Despite the celebratory language that attends the River Market district's successes — a $24 million, 12-story Axciom building and its 400 employees is nothing to sniff at — there's an undercurrent of dissatisfaction. Grumblings, that that the city should have promoted the area more aggressively, addressed problems like parking, reached out to higher-spending travelers.
The presidential library and the new headquarters for Heifer Project International scheduled for 2005 or 2006 have done and will continue to do the city a world of good. The late 2004 debut of the Clinton Presidential Center should start of flood of visitors that Rutherford predicts will hit 300,000 by the end of 2005. Even if he's off by a few thousand, the first year is bound to swamp Little Rock in tourists of some kind. In 2006, when library visits might be expected to drop off, Heifer's Global Village and office should keep new tourists coming.

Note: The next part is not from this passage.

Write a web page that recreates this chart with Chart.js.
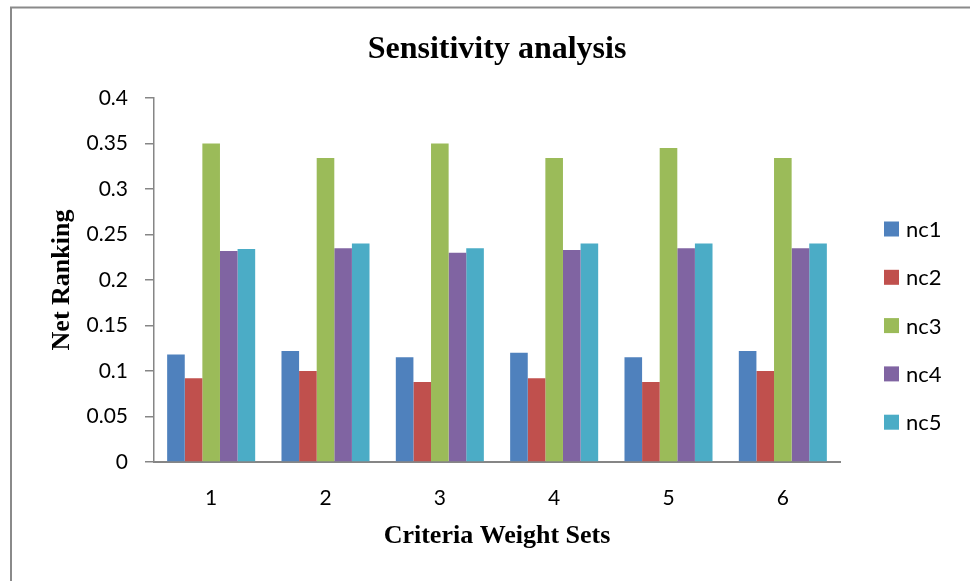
<!DOCTYPE html>
<html>
<head>
<meta charset="utf-8">
<title>Sensitivity analysis</title>
<script src="https://cdn.jsdelivr.net/npm/chart.js@4/dist/chart.umd.min.js"></script>
<style>
  html, body { margin: 0; padding: 0; background: #ffffff; }
  #wrap { width: 970px; height: 581px; position: relative; }
</style>
</head>
<body>
<div id="wrap"><canvas id="chart" width="970" height="581"></canvas></div>
<script>
// Criteria weight sets on the x axis
const categories = ['1', '2', '3', '4', '5', '6'];

// Net ranking of each alternative per weight set
const seriesNames = ['nc1', 'nc2', 'nc3', 'nc4', 'nc5'];
const nc1 = [0.118, 0.122, 0.115, 0.120, 0.115, 0.122];
const nc2 = [0.092, 0.100, 0.088, 0.092, 0.088, 0.100];
const nc3 = [0.350, 0.334, 0.350, 0.334, 0.345, 0.334];
const nc4 = [0.232, 0.235, 0.230, 0.233, 0.235, 0.235];
const nc5 = [0.234, 0.240, 0.235, 0.240, 0.240, 0.240];

// Value axis labels, bottom to top
const yTickLabels = ['0', '0.05', '0.1', '0.15', '0.2', '0.25', '0.3', '0.35', '0.4'];

const seriesValues = [nc1, nc2, nc3, nc4, nc5];
const seriesColors = ['#4F81BD', '#C0504D', '#9BBB59', '#8064A2', '#4BACC6'];

const AXIS_GRAY = '#868686';
const SANS = "Lato, 'DejaVu Sans', sans-serif";
const SERIF = "'Liberation Serif', 'Times New Roman', serif";

// Thin gray frame along the top and left of the chart
const framePlugin = {
  id: 'frame',
  beforeDraw(chart) {
    const ctx = chart.ctx;
    ctx.save();
    ctx.strokeStyle = '#8a8a8a';
    ctx.lineWidth = 2;
    ctx.beginPath();
    ctx.moveTo(11, chart.height);
    ctx.lineTo(11, 7.5);
    ctx.lineTo(chart.width, 7.5);
    ctx.stroke();
    ctx.restore();
  }
};

// Legend column to the right of the plot, built from the datasets
const sideLegend = {
  id: 'sideLegend',
  afterDraw(chart) {
    const ctx = chart.ctx;
    const area = chart.chartArea;
    const x0 = area.right + 44;
    const y0 = area.top + 131;
    const step = 48.3;
    const box = 15;
    ctx.save();
    ctx.font = '22px ' + SANS;
    ctx.textBaseline = 'middle';
    ctx.textAlign = 'left';
    chart.data.datasets.forEach((ds, i) => {
      const cy = y0 + i * step;
      ctx.fillStyle = ds.backgroundColor;
      ctx.fillRect(x0, cy - box / 2, box, box);
      ctx.fillStyle = '#000000';
      ctx.fillText(ds.label, x0 + box + 7, cy + 1);
    });
    ctx.restore();
  }
};

new Chart(document.getElementById('chart'), {
  type: 'bar',
  data: {
    labels: categories,
    datasets: seriesNames.map((name, i) => ({
      label: name,
      data: seriesValues[i],
      backgroundColor: seriesColors[i],
      borderWidth: 0,
      categoryPercentage: 0.77,
      barPercentage: 1.0
    }))
  },
  options: {
    responsive: false,
    animation: false,
    devicePixelRatio: 1,
    layout: { padding: { left: 0, right: 130, top: 0, bottom: 0 } },
    plugins: {
      legend: { display: false },
      tooltip: { enabled: false },
      title: {
        display: true,
        text: 'Sensitivity analysis',
        fullSize: false,
        color: '#000000',
        font: { family: SERIF, size: 32, weight: 'bold', lineHeight: 1.2 },
        padding: { top: 30.3, bottom: 29.3 }
      }
    },
    scales: {
      x: {
        grid: { display: false, drawTicks: false, tickLength: 0 },
        border: { display: true, color: AXIS_GRAY, width: 2 },
        ticks: {
          color: '#000000',
          font: { family: SANS, size: 21, lineHeight: 1.2 },
          padding: 24,
          maxRotation: 0
        },
        title: {
          display: true,
          text: 'Criteria Weight Sets',
          color: '#000000',
          font: { family: SERIF, size: 26, weight: 'bold', lineHeight: 1.2 },
          padding: { top: 0, bottom: 29 }
        },
        afterFit(scale) { scale.height = 119; }
      },
      y: {
        min: 0,
        max: 0.4,
        grid: {
          drawOnChartArea: false,
          drawTicks: true,
          tickLength: 9,
          color: AXIS_GRAY,
          lineWidth: 1.5
        },
        border: { display: true, color: AXIS_GRAY, width: 1.5 },
        ticks: {
          stepSize: 0.05,
          color: '#000000',
          font: { family: SANS, size: 21, lineHeight: 1.2 },
          padding: 17,
          callback: (value, index) => yTickLabels[index]
        },
        title: {
          display: true,
          text: 'Net Ranking',
          color: '#000000',
          font: { family: SERIF, size: 26, weight: 'bold', lineHeight: 1.2 },
          padding: { top: 46.4, bottom: 0 }
        },
        afterFit(scale) { scale.width = 154; }
      }
    }
  },
  plugins: [framePlugin, sideLegend]
});
</script>
</body>
</html>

If the neighborhood around the library is still struggling, what's to keep people hanging around after they've seen the exhibits? There's got to be more than one log on the fire to generate flames and heat.
Rutherford's a little anxious. "We've got a chance to take this city to a higher level. It's a mistake to just sit back and wait until the library and Heifer" projects are built, he says. He wants to see national conventions booked, leisure travel promoted, blips made on the radar screen of the tour bus market. He's not so sure the Little Rock Convention and Visitors Bureau is up to snuff yet.
On a trip to Memphis recently, Rutherford learned that that city has 1 million international visitors yearly. Graceland, the home of Elvis, gets 180,000 of those international visitors (and tons of other visitors.) The charismatic President Clinton's Secret Service name was Elvis — isn't it possible his library will have the same attraction? So what are we doing to promote national and international interest in coming to Little Rock?
The Convention and Visitors Bureau says it's been working hard for the past year to build convention business around the library. But, says new bureau marketing officer Dennis O'Byrne, "you've got to crawl before you walk." To sell the Clinton library, he said, meeting planners had to be sure that it would be open when it said it would be open. That hotel rooms yet unbuilt would be available.
O'Byrne is excited about the future of Little Rock as a tourist destination. The presidential library and Heifer's headquarters "will be transformational" for the city's business, he said. They'll give the city, whose largest hotel has only 450 rooms, the competitive edge it needs to draw sizable conventions that otherwise keep their attendees under one roof, O'Byrne said.